• [Short exercise]:
Leaving out the pictures, retype the lines from the beginning of the listing through the line containing "0.0055, 0.0054, 0.0054];".

• [Records supplied]:
+ + + +

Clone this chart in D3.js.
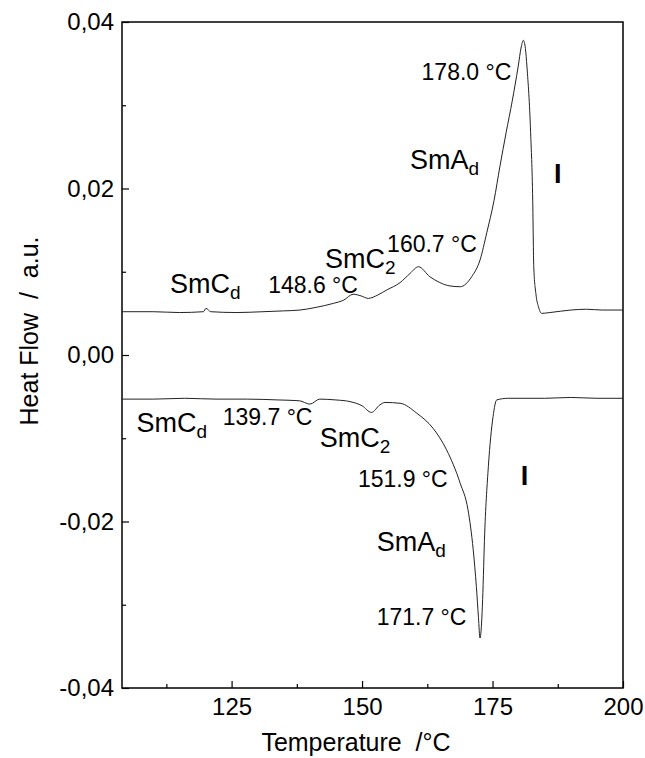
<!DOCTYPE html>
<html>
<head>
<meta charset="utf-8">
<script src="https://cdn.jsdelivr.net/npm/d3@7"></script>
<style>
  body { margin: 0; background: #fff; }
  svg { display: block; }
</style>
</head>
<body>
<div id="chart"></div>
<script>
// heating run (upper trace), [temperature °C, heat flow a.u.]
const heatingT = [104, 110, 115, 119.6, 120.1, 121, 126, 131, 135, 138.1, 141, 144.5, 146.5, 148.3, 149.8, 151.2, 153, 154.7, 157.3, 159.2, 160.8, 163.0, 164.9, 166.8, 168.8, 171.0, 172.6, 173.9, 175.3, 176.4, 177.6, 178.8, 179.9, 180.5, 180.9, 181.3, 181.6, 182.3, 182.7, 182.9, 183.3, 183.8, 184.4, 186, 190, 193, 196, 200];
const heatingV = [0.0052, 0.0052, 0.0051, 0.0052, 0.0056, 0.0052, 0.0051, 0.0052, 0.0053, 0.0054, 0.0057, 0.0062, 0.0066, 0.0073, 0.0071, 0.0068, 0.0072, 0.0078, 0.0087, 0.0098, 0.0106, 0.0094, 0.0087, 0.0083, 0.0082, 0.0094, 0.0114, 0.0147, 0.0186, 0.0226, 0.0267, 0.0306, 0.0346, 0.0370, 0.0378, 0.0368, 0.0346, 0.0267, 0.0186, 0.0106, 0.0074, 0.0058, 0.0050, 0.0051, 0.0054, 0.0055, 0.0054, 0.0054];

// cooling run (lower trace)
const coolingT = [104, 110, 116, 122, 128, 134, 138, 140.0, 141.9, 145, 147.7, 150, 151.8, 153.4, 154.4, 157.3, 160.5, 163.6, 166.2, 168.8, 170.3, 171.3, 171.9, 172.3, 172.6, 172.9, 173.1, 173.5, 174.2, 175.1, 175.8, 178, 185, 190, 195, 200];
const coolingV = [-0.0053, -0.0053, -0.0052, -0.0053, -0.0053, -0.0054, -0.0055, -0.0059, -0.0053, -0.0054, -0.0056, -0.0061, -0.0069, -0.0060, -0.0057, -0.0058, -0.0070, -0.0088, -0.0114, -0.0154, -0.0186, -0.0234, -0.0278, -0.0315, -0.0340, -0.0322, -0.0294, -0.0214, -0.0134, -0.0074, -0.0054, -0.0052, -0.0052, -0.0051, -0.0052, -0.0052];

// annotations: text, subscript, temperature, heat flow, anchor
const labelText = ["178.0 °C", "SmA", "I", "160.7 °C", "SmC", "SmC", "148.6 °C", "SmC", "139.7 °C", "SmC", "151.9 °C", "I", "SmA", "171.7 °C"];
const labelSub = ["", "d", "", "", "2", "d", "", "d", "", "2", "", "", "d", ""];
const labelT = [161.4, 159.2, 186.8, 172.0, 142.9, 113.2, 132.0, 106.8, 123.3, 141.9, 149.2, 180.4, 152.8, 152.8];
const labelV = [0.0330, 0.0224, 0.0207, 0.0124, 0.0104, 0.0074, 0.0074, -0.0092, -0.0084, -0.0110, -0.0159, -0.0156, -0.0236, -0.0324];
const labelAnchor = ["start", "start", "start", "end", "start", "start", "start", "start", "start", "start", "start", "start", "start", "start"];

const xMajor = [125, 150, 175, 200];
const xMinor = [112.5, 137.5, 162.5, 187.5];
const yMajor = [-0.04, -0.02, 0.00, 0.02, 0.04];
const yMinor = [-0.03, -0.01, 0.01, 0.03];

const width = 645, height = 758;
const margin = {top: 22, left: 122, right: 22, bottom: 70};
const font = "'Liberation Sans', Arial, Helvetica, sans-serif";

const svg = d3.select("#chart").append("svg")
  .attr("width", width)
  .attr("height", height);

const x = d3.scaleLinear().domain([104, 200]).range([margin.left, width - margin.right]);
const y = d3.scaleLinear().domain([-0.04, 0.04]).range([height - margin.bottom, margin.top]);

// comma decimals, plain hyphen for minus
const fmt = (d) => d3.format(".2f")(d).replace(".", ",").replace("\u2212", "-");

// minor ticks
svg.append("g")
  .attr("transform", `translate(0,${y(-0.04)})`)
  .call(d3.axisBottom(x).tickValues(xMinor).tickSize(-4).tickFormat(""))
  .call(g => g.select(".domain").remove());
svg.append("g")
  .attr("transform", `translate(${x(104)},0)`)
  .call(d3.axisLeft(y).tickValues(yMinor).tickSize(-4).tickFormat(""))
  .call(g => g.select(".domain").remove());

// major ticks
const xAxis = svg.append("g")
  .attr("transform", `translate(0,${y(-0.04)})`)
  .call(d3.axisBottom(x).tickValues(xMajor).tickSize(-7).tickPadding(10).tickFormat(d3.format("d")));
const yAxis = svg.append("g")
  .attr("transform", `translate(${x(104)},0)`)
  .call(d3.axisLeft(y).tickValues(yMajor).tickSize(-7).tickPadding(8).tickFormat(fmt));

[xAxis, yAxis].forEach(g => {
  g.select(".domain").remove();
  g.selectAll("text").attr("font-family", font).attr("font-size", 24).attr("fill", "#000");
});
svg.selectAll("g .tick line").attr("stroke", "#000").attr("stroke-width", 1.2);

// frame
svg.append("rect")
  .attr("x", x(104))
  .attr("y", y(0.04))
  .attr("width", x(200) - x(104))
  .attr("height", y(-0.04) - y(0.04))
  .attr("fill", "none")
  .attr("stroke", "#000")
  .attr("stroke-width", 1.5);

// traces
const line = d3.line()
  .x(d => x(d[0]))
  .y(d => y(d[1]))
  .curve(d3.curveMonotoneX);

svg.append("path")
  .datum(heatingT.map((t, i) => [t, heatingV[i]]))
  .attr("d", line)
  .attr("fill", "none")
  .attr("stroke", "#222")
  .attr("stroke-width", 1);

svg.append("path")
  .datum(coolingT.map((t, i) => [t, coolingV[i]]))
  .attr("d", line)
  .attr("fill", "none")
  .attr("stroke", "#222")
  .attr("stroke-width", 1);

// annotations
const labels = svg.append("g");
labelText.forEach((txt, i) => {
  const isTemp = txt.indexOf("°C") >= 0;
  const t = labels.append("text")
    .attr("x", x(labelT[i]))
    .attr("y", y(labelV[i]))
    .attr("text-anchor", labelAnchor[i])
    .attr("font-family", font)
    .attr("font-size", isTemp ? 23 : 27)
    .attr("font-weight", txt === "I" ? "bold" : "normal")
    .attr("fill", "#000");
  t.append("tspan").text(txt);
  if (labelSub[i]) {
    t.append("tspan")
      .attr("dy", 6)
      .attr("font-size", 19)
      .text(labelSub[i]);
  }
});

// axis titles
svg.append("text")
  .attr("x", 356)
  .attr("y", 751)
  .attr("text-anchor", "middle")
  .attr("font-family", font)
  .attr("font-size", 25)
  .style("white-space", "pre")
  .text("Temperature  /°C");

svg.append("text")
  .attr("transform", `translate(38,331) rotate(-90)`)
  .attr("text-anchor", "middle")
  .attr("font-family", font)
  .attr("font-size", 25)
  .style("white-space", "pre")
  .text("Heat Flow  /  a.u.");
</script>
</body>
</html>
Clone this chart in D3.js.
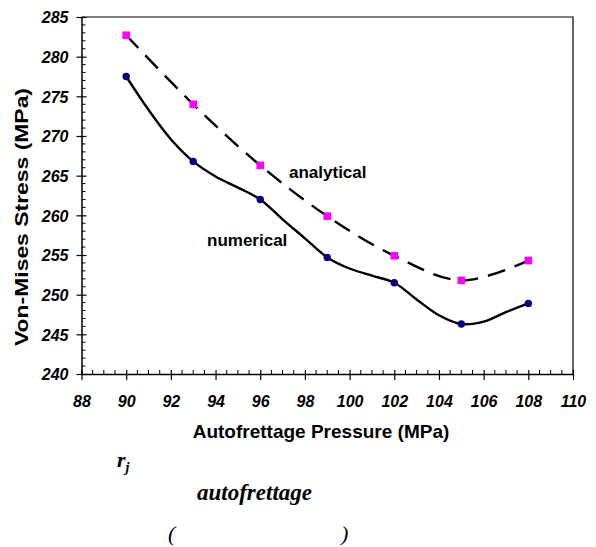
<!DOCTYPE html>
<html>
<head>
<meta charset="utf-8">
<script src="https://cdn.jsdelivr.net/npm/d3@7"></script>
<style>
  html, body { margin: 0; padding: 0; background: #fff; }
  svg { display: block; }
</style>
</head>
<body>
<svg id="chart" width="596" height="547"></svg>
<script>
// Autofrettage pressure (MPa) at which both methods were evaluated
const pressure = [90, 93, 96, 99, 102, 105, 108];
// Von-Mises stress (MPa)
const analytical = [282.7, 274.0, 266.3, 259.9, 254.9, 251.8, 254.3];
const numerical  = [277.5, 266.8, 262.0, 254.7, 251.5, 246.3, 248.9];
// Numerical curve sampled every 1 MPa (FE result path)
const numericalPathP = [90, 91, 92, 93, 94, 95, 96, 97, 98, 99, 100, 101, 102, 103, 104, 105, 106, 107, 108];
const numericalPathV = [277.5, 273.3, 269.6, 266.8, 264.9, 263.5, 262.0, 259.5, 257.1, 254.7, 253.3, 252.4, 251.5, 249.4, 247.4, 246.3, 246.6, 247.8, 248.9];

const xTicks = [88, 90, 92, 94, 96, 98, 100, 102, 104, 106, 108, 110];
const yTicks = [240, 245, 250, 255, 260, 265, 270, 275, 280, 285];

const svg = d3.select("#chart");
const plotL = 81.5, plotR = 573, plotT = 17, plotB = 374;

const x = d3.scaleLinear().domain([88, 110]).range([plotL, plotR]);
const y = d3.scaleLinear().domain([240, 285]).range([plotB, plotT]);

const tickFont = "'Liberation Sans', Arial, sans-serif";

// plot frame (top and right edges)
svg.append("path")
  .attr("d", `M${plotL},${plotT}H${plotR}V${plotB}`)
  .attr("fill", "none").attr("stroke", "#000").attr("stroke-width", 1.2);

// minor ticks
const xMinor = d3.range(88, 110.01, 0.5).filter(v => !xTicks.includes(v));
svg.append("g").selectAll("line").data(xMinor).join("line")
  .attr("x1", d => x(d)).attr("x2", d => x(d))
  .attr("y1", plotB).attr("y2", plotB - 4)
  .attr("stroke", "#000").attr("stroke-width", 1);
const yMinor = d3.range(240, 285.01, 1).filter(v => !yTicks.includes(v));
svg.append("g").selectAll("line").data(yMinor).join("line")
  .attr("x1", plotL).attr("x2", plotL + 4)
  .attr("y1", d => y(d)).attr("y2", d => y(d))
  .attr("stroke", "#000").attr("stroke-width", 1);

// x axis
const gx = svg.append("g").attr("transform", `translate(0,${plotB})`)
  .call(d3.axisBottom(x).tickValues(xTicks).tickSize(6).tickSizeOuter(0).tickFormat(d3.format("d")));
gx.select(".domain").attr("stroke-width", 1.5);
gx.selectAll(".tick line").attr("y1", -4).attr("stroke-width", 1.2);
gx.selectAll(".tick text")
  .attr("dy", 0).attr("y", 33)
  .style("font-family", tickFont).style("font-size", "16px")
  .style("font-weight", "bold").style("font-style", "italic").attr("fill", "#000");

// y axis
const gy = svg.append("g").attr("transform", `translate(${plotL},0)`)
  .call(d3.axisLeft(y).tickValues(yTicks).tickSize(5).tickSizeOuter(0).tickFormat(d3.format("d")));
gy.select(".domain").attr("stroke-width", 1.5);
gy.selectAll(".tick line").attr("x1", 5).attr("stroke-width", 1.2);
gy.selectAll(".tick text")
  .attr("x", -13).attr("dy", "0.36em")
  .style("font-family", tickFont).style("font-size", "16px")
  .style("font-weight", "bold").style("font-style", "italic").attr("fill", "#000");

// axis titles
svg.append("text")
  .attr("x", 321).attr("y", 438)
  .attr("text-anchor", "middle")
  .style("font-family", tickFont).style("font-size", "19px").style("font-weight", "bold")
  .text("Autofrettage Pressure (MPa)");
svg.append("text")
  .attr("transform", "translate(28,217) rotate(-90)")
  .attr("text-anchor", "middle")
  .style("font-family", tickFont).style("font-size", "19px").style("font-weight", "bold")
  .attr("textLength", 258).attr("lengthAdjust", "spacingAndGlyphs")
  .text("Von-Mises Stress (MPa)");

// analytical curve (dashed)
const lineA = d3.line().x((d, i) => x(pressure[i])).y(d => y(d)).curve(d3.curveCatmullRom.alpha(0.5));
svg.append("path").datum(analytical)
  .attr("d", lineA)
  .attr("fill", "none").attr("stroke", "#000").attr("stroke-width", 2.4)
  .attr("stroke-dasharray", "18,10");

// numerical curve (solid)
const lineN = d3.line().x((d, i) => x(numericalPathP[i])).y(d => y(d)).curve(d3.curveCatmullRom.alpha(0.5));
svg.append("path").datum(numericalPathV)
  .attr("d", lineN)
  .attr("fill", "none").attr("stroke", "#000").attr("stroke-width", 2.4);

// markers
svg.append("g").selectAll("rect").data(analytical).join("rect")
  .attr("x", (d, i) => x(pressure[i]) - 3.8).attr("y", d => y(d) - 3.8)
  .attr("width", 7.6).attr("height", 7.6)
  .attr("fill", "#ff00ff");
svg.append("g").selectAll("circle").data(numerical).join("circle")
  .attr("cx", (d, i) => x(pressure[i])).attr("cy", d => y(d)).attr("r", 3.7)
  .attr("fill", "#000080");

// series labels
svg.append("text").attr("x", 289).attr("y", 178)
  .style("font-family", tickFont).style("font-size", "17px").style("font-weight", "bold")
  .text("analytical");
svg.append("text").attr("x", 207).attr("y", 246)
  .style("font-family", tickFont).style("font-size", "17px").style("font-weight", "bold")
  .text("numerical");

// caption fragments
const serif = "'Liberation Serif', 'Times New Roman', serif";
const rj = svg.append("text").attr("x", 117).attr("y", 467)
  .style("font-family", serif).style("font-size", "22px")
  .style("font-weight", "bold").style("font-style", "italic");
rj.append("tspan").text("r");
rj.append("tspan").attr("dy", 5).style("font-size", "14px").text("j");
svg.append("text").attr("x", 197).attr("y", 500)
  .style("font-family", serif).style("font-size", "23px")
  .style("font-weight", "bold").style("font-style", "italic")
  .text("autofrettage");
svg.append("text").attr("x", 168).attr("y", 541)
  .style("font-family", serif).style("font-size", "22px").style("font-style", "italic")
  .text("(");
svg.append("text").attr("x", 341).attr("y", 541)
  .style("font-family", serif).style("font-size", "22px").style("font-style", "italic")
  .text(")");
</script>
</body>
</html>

+ + + +

• [Written response]:
Clone this chart in D3.js.
<!DOCTYPE html>
<html>
<head>
<meta charset="utf-8">
<script src="https://cdn.jsdelivr.net/npm/d3@7"></script>
<style>
  body { margin: 0; background: #fff; }
  svg { display: block; }
</style>
</head>
<body>
<div id="chart"></div>
<script>
// heating run (upper trace), [temperature °C, heat flow a.u.]
const heatingT = [104, 110, 115, 119.6, 120.1, 121, 126, 131, 135, 138.1, 141, 144.5, 146.5, 148.3, 149.8, 151.2, 153, 154.7, 157.3, 159.2, 160.8, 163.0, 164.9, 166.8, 168.8, 171.0, 172.6, 173.9, 175.3, 176.4, 177.6, 178.8, 179.9, 180.5, 180.9, 181.3, 181.6, 182.3, 182.7, 182.9, 183.3, 183.8, 184.4, 186, 190, 193, 196, 200];
const heatingV = [0.0052, 0.0052, 0.0051, 0.0052, 0.0056, 0.0052, 0.0051, 0.0052, 0.0053, 0.0054, 0.0057, 0.0062, 0.0066, 0.0073, 0.0071, 0.0068, 0.0072, 0.0078, 0.0087, 0.0098, 0.0106, 0.0094, 0.0087, 0.0083, 0.0082, 0.0094, 0.0114, 0.0147, 0.0186, 0.0226, 0.0267, 0.0306, 0.0346, 0.0370, 0.0378, 0.0368, 0.0346, 0.0267, 0.0186, 0.0106, 0.0074, 0.0058, 0.0050, 0.0051, 0.0054, 0.0055, 0.0054, 0.0054];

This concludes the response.